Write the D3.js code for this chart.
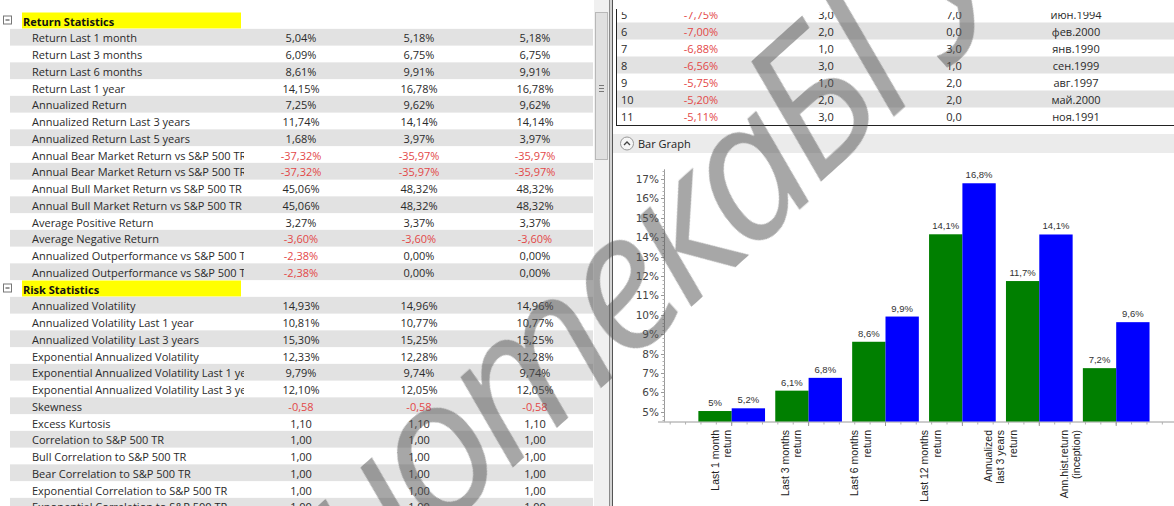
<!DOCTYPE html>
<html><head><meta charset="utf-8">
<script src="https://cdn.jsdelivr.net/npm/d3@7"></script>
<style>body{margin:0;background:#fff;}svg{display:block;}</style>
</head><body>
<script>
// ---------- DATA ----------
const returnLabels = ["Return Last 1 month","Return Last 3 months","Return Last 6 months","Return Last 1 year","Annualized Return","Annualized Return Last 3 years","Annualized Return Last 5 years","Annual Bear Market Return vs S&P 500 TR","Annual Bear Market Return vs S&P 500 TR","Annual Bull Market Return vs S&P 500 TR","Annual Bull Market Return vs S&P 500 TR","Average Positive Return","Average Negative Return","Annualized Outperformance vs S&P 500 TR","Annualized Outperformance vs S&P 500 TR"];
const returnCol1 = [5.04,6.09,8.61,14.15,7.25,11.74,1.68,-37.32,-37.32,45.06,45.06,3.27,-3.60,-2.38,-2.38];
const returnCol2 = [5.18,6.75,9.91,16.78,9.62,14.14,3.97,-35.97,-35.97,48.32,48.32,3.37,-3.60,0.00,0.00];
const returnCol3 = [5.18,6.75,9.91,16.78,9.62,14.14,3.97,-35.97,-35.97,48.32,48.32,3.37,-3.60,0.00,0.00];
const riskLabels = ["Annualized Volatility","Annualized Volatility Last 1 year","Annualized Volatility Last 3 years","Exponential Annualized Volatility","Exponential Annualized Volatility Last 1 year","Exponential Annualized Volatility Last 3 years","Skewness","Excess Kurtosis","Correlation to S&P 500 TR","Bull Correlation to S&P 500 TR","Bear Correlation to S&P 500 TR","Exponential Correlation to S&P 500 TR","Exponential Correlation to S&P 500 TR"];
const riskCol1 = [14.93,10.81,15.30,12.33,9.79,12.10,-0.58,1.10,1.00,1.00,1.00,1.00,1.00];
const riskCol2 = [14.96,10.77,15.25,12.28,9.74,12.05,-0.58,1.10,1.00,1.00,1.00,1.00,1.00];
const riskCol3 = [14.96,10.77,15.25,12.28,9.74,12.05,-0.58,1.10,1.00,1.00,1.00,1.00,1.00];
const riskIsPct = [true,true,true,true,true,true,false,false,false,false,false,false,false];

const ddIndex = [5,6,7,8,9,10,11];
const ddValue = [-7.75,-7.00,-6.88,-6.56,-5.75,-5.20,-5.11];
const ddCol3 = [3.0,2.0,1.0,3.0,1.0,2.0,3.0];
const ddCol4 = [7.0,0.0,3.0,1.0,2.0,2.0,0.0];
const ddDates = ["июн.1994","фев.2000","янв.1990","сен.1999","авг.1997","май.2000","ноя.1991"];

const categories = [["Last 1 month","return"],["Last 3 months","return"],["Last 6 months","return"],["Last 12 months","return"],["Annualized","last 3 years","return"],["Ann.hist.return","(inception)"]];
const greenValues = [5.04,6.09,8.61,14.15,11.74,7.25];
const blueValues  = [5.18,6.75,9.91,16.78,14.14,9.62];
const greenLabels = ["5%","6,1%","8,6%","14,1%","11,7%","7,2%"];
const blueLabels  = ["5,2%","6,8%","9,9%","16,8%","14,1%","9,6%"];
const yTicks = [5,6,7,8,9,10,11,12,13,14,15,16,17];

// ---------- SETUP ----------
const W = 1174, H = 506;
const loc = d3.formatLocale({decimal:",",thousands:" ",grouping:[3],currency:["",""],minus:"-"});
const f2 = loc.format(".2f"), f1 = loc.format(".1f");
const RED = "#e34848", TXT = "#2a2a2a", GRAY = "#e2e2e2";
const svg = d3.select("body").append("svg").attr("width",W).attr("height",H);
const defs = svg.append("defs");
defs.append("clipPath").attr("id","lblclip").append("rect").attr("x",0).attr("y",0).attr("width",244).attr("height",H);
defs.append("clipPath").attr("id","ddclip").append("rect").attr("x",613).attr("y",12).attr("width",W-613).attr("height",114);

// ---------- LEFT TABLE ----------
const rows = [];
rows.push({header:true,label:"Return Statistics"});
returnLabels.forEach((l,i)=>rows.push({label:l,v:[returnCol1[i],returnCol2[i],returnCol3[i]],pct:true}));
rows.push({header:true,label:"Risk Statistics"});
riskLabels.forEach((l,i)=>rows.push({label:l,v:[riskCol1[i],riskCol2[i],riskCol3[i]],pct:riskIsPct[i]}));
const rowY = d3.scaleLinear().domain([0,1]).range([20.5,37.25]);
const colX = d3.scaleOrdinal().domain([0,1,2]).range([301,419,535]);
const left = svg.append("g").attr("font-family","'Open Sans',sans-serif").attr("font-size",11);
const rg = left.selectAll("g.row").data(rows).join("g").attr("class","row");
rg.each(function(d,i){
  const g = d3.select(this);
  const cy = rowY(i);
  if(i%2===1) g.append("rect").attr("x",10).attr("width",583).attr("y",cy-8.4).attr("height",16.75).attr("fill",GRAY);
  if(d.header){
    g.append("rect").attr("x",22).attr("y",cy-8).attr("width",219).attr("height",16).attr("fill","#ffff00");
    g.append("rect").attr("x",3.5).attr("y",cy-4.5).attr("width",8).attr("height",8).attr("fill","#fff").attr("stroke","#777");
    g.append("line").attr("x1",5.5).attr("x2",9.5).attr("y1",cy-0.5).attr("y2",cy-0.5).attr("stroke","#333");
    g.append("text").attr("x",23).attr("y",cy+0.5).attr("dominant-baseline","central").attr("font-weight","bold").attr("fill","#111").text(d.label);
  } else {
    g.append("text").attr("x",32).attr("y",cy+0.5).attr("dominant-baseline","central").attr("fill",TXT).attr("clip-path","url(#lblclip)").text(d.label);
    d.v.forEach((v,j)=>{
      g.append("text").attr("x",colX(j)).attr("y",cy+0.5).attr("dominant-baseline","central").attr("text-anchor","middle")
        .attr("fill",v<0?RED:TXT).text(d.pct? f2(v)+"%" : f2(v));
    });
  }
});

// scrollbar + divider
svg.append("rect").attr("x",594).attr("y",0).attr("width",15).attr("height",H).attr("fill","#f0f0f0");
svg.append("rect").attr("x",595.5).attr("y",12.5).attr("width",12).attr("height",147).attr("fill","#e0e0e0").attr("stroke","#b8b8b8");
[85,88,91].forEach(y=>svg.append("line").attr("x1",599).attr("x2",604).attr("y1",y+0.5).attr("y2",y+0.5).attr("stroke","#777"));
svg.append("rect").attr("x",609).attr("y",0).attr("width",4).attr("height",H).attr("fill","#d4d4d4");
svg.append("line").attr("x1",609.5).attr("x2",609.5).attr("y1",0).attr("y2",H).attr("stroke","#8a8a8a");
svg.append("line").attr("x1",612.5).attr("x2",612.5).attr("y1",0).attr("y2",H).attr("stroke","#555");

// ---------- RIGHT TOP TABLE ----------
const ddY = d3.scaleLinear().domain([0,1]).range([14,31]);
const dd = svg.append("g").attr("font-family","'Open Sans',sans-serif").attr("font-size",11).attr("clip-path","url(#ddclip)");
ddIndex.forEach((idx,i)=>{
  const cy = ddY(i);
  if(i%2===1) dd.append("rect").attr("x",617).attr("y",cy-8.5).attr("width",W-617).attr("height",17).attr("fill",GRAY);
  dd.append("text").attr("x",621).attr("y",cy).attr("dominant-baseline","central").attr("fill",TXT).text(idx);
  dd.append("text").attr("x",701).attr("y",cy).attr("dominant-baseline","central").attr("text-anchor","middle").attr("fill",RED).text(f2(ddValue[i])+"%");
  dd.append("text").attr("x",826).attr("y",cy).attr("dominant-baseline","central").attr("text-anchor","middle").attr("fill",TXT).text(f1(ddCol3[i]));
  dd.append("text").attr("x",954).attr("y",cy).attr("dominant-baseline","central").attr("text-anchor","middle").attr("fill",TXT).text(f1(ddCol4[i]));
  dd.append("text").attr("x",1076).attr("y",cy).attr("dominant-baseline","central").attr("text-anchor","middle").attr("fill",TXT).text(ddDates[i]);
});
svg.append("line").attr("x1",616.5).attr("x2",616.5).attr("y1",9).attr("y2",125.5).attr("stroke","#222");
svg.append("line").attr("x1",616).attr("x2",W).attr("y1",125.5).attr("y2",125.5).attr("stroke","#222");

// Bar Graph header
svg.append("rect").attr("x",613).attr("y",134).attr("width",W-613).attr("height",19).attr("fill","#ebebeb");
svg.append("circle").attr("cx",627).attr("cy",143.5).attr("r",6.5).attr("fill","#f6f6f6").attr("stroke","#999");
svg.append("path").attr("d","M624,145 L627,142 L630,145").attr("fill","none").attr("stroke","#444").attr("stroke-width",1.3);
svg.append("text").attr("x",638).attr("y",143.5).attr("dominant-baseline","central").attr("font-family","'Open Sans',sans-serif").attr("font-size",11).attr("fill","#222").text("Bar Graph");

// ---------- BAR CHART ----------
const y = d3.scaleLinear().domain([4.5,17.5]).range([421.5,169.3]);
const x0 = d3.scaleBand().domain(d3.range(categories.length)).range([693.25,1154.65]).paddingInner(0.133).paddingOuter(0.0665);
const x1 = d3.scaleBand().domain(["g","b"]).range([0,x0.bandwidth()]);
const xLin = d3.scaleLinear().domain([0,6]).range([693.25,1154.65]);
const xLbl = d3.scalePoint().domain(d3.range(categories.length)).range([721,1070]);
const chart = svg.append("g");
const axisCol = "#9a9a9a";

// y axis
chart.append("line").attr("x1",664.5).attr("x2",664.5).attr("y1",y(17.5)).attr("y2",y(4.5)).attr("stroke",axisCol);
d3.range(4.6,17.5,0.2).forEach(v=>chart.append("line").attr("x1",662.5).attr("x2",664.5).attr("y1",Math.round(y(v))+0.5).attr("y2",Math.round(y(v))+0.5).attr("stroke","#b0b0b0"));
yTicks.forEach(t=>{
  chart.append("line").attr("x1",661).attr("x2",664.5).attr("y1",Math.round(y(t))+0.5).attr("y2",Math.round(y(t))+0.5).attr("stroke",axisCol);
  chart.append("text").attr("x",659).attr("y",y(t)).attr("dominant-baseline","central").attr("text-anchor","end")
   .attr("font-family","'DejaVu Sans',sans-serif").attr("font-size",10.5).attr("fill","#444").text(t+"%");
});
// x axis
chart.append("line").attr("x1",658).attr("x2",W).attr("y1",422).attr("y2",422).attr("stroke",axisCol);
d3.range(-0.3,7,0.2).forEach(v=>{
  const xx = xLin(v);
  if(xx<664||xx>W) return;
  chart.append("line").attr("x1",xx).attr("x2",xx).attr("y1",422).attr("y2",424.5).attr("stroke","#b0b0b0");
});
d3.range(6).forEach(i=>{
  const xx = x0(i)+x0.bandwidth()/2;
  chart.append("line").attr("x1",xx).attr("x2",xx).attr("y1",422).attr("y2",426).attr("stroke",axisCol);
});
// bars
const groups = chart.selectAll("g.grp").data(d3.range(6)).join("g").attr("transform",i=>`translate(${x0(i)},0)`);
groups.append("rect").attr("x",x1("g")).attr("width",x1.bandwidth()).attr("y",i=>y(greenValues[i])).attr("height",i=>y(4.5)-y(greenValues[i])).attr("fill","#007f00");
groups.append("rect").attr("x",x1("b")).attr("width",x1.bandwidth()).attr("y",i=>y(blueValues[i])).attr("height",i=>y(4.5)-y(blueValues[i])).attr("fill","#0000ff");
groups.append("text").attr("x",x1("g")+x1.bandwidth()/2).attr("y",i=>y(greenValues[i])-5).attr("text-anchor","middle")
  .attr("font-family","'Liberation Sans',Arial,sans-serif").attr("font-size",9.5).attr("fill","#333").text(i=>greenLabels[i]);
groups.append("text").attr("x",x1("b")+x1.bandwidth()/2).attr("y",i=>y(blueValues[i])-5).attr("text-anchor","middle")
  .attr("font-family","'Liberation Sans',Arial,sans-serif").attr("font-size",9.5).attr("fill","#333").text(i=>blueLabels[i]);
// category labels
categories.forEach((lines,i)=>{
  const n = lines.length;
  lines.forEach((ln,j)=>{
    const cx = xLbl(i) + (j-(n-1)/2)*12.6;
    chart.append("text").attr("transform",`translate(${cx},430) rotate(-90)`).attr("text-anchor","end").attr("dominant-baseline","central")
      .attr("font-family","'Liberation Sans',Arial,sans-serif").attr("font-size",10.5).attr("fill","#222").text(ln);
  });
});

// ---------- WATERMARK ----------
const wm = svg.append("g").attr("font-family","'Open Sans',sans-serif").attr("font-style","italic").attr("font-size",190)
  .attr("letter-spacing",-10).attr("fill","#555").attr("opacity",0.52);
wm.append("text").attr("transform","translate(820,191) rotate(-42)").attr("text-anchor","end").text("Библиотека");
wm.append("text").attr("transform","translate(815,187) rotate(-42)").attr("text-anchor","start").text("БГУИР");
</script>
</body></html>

■ TASK DIRECTIONS ■
Identify every line holding the word "this" and copy it out.

■ CORRECT RESULT ■
Write the D3.js code for this chart.
  const g = d3.select(this);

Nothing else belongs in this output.